No, Martha, not in '08

Brian Schraum

After I read the headline on Martha Stone's piece, I was getting ready to throw a shoe at my computer monitor. Then I read the rest of it.

I was expecting another old-time, old-media, "pry this newsprint from my cold dead hands" rant about the evils of multimedia journalism. Instead, I found her argument pretty interesting, however flawed.

Let's face it folks, the internets are here to stay -- people generally agreed on that way back in 2002. Multiplatform storytelling isn't going anywhere. In these two pieces you saw two very different approaches essentially supporting the same idea: that news outlets should embrace convergence and multimedia. On the one hand, elite backpackers who can do it all. On the other, teams of specialized reporters supported by dollars and innovation from management.

One key quote from Jane Stevens' piece: "Over the next 20 years, if economic conditions don't worsen ... the content of the newspaper and the television news shows are likely to be delivered principally over the Internet."

The catch: economic conditions have indeed worsened, not only nationwide but for the media business in particular. Layoffs and buyouts are an everyday event -- veteran reporters struggling to find jobs (and keep them). Newsroom budgets are perhaps tighter than ever before.

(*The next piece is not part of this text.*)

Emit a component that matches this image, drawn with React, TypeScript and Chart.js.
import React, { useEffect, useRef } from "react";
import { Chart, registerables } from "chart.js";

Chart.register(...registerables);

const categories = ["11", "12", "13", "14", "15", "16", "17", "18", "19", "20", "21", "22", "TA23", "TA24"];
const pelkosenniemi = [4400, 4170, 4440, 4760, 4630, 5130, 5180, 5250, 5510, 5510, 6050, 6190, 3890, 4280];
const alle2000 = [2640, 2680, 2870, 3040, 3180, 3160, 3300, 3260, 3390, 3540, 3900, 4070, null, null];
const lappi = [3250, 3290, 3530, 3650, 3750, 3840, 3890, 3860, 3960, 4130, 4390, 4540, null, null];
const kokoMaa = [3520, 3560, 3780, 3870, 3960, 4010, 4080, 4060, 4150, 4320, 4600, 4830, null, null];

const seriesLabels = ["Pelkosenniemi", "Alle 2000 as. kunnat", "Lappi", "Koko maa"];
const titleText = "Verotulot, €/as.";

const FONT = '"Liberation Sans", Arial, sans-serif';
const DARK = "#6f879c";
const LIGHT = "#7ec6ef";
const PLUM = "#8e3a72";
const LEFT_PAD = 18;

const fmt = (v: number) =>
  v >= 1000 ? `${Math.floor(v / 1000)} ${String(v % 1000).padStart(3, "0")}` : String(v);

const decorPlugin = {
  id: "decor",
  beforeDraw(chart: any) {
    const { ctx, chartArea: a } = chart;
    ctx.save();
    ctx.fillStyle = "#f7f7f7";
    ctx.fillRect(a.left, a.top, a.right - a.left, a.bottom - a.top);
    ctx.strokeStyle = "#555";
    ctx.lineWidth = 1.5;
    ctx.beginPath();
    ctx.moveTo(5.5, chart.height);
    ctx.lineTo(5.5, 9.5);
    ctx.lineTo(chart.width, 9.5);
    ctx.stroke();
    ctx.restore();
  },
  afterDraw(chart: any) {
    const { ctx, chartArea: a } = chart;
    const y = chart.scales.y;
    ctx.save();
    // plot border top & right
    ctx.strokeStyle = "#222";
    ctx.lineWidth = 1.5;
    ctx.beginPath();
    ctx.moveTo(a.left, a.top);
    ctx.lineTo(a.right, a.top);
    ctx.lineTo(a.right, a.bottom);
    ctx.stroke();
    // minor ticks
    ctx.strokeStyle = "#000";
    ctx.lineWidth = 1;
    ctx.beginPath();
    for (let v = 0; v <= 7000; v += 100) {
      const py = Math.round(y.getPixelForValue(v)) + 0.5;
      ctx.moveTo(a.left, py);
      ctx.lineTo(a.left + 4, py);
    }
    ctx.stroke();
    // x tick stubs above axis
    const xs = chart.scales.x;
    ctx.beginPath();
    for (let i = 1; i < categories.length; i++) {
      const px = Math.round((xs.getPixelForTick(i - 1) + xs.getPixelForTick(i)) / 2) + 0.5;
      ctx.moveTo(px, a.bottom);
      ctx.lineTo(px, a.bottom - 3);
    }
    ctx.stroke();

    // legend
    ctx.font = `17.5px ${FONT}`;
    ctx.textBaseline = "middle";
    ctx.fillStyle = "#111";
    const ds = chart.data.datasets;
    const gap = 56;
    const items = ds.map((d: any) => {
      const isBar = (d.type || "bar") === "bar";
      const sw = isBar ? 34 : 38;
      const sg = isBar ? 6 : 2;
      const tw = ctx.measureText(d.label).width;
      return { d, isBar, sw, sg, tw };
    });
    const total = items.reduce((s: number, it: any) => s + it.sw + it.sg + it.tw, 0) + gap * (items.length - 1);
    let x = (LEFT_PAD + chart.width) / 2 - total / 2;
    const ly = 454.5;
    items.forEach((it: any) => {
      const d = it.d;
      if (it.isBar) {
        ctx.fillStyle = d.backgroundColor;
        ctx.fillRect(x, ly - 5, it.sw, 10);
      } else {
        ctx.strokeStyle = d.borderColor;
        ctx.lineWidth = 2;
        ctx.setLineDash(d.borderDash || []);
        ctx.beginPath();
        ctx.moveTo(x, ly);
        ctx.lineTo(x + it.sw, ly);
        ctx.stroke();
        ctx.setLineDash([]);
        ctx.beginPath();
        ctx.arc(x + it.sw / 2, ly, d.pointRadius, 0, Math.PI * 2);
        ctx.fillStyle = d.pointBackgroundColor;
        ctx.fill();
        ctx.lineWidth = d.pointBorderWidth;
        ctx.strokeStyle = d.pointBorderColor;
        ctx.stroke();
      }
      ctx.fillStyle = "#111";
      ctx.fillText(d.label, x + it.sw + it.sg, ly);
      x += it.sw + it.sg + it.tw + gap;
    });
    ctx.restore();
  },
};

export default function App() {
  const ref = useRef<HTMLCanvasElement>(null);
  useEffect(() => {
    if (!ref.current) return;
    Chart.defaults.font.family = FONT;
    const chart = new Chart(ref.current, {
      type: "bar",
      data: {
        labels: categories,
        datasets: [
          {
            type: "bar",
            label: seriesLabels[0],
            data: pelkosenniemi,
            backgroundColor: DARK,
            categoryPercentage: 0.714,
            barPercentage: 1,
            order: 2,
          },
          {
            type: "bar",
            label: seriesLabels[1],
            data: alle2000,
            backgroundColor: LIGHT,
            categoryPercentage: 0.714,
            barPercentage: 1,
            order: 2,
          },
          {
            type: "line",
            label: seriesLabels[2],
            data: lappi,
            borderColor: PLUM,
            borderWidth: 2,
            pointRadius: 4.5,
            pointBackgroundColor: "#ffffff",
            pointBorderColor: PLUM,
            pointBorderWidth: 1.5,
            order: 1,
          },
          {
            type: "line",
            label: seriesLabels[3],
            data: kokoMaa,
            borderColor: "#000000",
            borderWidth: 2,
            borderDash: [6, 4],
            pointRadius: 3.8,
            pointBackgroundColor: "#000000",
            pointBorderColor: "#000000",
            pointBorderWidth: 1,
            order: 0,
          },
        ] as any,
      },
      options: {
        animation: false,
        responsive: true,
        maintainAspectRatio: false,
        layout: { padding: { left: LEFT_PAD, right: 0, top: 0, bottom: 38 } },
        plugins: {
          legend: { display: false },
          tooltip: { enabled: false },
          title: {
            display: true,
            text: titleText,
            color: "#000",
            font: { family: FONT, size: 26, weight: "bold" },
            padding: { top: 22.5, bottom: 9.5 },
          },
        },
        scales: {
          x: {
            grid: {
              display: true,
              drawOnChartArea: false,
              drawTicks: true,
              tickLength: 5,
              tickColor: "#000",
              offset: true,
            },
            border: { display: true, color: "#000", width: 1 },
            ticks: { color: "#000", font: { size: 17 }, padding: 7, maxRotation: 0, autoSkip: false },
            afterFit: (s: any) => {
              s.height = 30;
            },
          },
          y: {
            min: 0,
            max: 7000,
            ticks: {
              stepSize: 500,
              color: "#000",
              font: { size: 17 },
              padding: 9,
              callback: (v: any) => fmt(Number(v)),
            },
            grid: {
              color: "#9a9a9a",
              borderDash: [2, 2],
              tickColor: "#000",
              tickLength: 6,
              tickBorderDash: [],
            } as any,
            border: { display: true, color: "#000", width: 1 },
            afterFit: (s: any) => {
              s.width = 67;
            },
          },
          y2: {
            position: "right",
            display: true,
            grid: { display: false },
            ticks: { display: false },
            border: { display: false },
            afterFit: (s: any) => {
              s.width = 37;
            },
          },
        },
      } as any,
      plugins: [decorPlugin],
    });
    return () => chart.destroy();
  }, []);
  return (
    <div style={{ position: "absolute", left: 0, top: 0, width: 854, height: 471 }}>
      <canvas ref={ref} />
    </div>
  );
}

So yes, Martha, it would be fantastic if we had "top-down management's support and action, expanded research and development budgets." Maybe that was practical in 2002, but today I just don't see it. Where's the beef? How do we pay for it? No, do-it-all journalists probably don't produce the same quality that an entire team of specialists would. But we have to do the best we can with what we've got: fewer readers, fewer dollars, and fewer journalists for fewer teams. Backpack journalism is here to stay. Our own survival, like it or not, depends on it.